Alcohol's involvement in recurrent child abuse and neglect cases



This paper examined whether: a) caregiver 'alcohol abuse' is associated with recurrent child maltreatment; b) other 'risk factors' affect this relationship; and c) which of alcohol abuse or other drug abuse play a stronger role. It also examined d) how children and families where alcohol-related child abuse was identified were managed by child protection services (CPS) in Victoria, Australia.

Using anonymised data from Victorian CPS, repeat cases involving 29,455 children identified between 2001 and 2005 were examed.

Carer alcohol abuse, other drug abuse, mental ill-health, carer experience of abuse as a child, child age and gender, family type,ocio-economic variables and level of child protection service intervention as recorded in the CPS electronic database were examined as risk factors for recurrence, using bivariate and multivariate techniques.

Findings: Almost one-quarter of children in CPS experienced a recurrent incident of child maltreatment in a five-year period.
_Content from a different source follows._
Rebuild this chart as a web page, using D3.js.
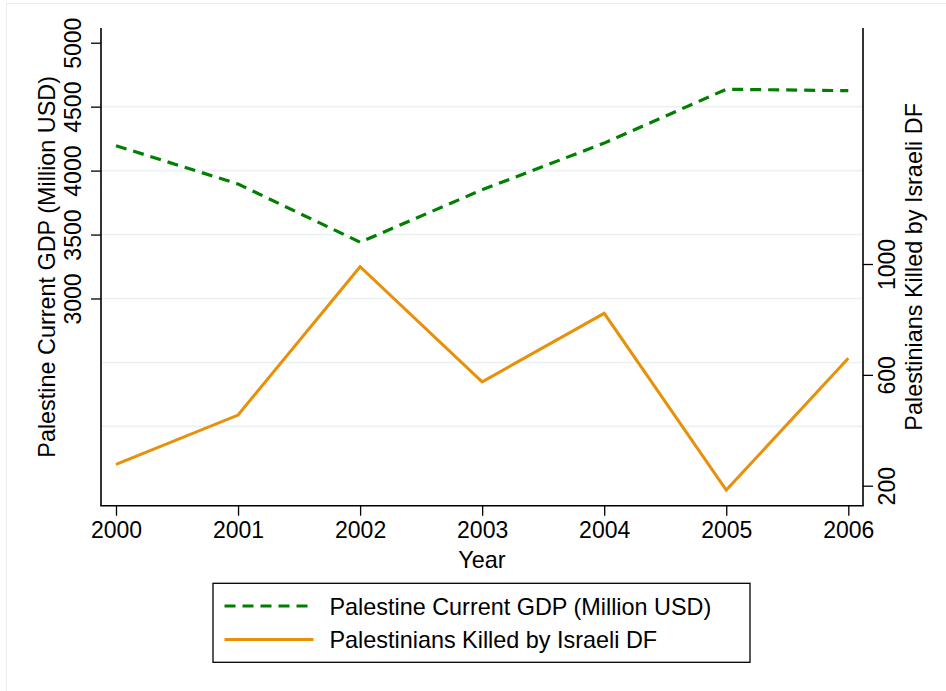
<!DOCTYPE html>
<html>
<head>
<meta charset="utf-8">
<script src="https://cdn.jsdelivr.net/npm/d3@7"></script>
<style>
  html, body { margin: 0; padding: 0; background: #fff; }
  svg { display: block; font-family: "Liberation Sans", Arial, Helvetica, sans-serif; }
</style>
</head>
<body>
<svg id="chart" width="946" height="691"></svg>
<script>
// ---- data ----
const years = [2000, 2001, 2002, 2003, 2004, 2005, 2006];
const gdp = [4195, 3895, 3440, 3850, 4215, 4636, 4625];
const killed = [277, 455, 990, 575, 822, 184, 660];
const gdpTicks = [3000, 3500, 4000, 4500, 5000];
const gdpGrid = [2000, 2500, 3000, 3500, 4000, 4500];
const killedTicks = [200, 600, 1000];
const gdpLabel = "Palestine Current GDP (Million USD)";
const killedLabel = "Palestinians Killed by Israeli DF";
const xLabel = "Year";

// ---- layout ----
const plot = { left: 101, right: 863, top: 28, bottom: 505.7 };
const FS = 23.4;
const TFS = 23;
const green = "#007f00";
const orange = "#e8900a";

const svg = d3.select("#chart");

// outer frame (graph region border)
svg.append("rect").attr("x", 6.5).attr("y", 3.5).attr("width", 1200).attr("height", 1200)
  .attr("fill", "none").attr("stroke", "#e6eef0").attr("stroke-width", 1);

const x = d3.scaleLinear().domain([2000, 2006]).range([116, 848.3]);
const yL = d3.scaleLinear().domain([3000, 5000]).range([298.5, 42.7]);
const yR = d3.scaleLinear().domain([200, 1000]).range([485.7, 264]);

// gridlines
svg.append("g").selectAll("line").data(gdpGrid).join("line")
  .attr("x1", plot.left).attr("x2", plot.right)
  .attr("y1", d => yL(d)).attr("y2", d => yL(d))
  .attr("stroke", "#eaf1f2").attr("stroke-width", 1.6);

// axis lines
const axisStroke = { stroke: "#000", w: 1.6 };
svg.append("line").attr("x1", plot.left).attr("x2", plot.left).attr("y1", plot.top).attr("y2", plot.bottom)
  .attr("stroke", axisStroke.stroke).attr("stroke-width", axisStroke.w);
svg.append("line").attr("x1", plot.right).attr("x2", plot.right).attr("y1", plot.top).attr("y2", plot.bottom)
  .attr("stroke", axisStroke.stroke).attr("stroke-width", axisStroke.w);
svg.append("line").attr("x1", plot.left - 0.8).attr("x2", plot.right + 0.8).attr("y1", plot.bottom).attr("y2", plot.bottom)
  .attr("stroke", axisStroke.stroke).attr("stroke-width", axisStroke.w);

function styleAxis(g) {
  g.select(".domain").remove();
  g.selectAll(".tick line").attr("stroke", "#000").attr("stroke-width", 1.3);
  g.selectAll(".tick text").attr("fill", "#000").style("font-size", TFS + "px")
    .style("font-family", '"Liberation Sans", Arial, Helvetica, sans-serif');
}

// left axis
const gL = svg.append("g").attr("transform", `translate(${plot.left},0)`)
  .call(d3.axisLeft(yL).tickValues(gdpTicks).tickSize(10).tickFormat(d3.format("d")));
styleAxis(gL);
gL.selectAll(".tick text").attr("x", null).attr("dy", null)
  .attr("text-anchor", "middle").attr("transform", "translate(-20,0) rotate(-90)");

// right axis
const gR = svg.append("g").attr("transform", `translate(${plot.right},0)`)
  .call(d3.axisRight(yR).tickValues(killedTicks).tickSize(10).tickFormat(d3.format("d")));
styleAxis(gR);
gR.selectAll(".tick text").attr("x", null).attr("dy", null)
  .attr("text-anchor", "middle").attr("transform", "translate(32,0) rotate(-90)");

// bottom axis
const gB = svg.append("g").attr("transform", `translate(0,${plot.bottom})`)
  .call(d3.axisBottom(x).tickValues(years).tickSize(10).tickFormat(d3.format("d")));
styleAxis(gB);
gB.selectAll(".tick text").attr("y", 32.8).attr("dy", null);

// axis titles
svg.append("text").attr("transform", `translate(54.5,${(plot.top + plot.bottom) / 2}) rotate(-90)`)
  .attr("text-anchor", "middle").style("font-size", FS + "px").text(gdpLabel);
svg.append("text").attr("transform", `translate(921.5,${(plot.top + plot.bottom) / 2}) rotate(-90)`)
  .attr("text-anchor", "middle").style("font-size", FS + "px").text(killedLabel);
svg.append("text").attr("x", (plot.left + plot.right) / 2).attr("y", 567.8)
  .attr("text-anchor", "middle").style("font-size", FS + "px").text(xLabel);

// lines
const lineGdp = d3.line().x((d, i) => x(years[i])).y(d => yL(d));
const lineKilled = d3.line().x((d, i) => x(years[i])).y(d => yR(d));

svg.append("path").datum(gdp).attr("d", lineGdp)
  .attr("fill", "none").attr("stroke", green).attr("stroke-width", 3.2)
  .attr("stroke-dasharray", "11,7").attr("stroke-linejoin", "miter");
svg.append("path").datum(killed).attr("d", lineKilled)
  .attr("fill", "none").attr("stroke", orange).attr("stroke-width", 3)
  .attr("stroke-linejoin", "miter");

// legend
const leg = svg.append("g");
leg.append("rect").attr("x", 213).attr("y", 583.3).attr("width", 537).attr("height", 79)
  .attr("fill", "#fff").attr("stroke", "#000").attr("stroke-width", 1.3);
const items = [
  { label: gdpLabel, color: green, dash: "11,7", y: 606 },
  { label: killedLabel, color: orange, dash: null, y: 639.5 }
];
items.forEach(it => {
  const l = leg.append("line").attr("x1", 224.5).attr("x2", 313.5).attr("y1", it.y).attr("y2", it.y)
    .attr("stroke", it.color).attr("stroke-width", 3);
  if (it.dash) l.attr("stroke-dasharray", it.dash);
  leg.append("text").attr("x", 329.5).attr("y", it.y + 8.5).style("font-size", FS + "px").text(it.label);
});
</script>
</body>
</html>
Where carer alcohol abuse was identified children were significantly more likely to experience multiple incidents compared with children where this was not identified (p<.001), as were children where other family risk factors (including markers of socio-economic disadvantage) were identified. The majority of children whose carers were identified with alcohol abuse experienced either repeat incidents or interventions (84%), although almost three-quarters of these children were managed without resort to the most serious outcome, involving court orders.

Alcohol and drug abuse in carers are important risk-factors for recurrent child maltreatment after accounting for other known risk factors; the increased risk appears to be similar between alcohol and drug abuse.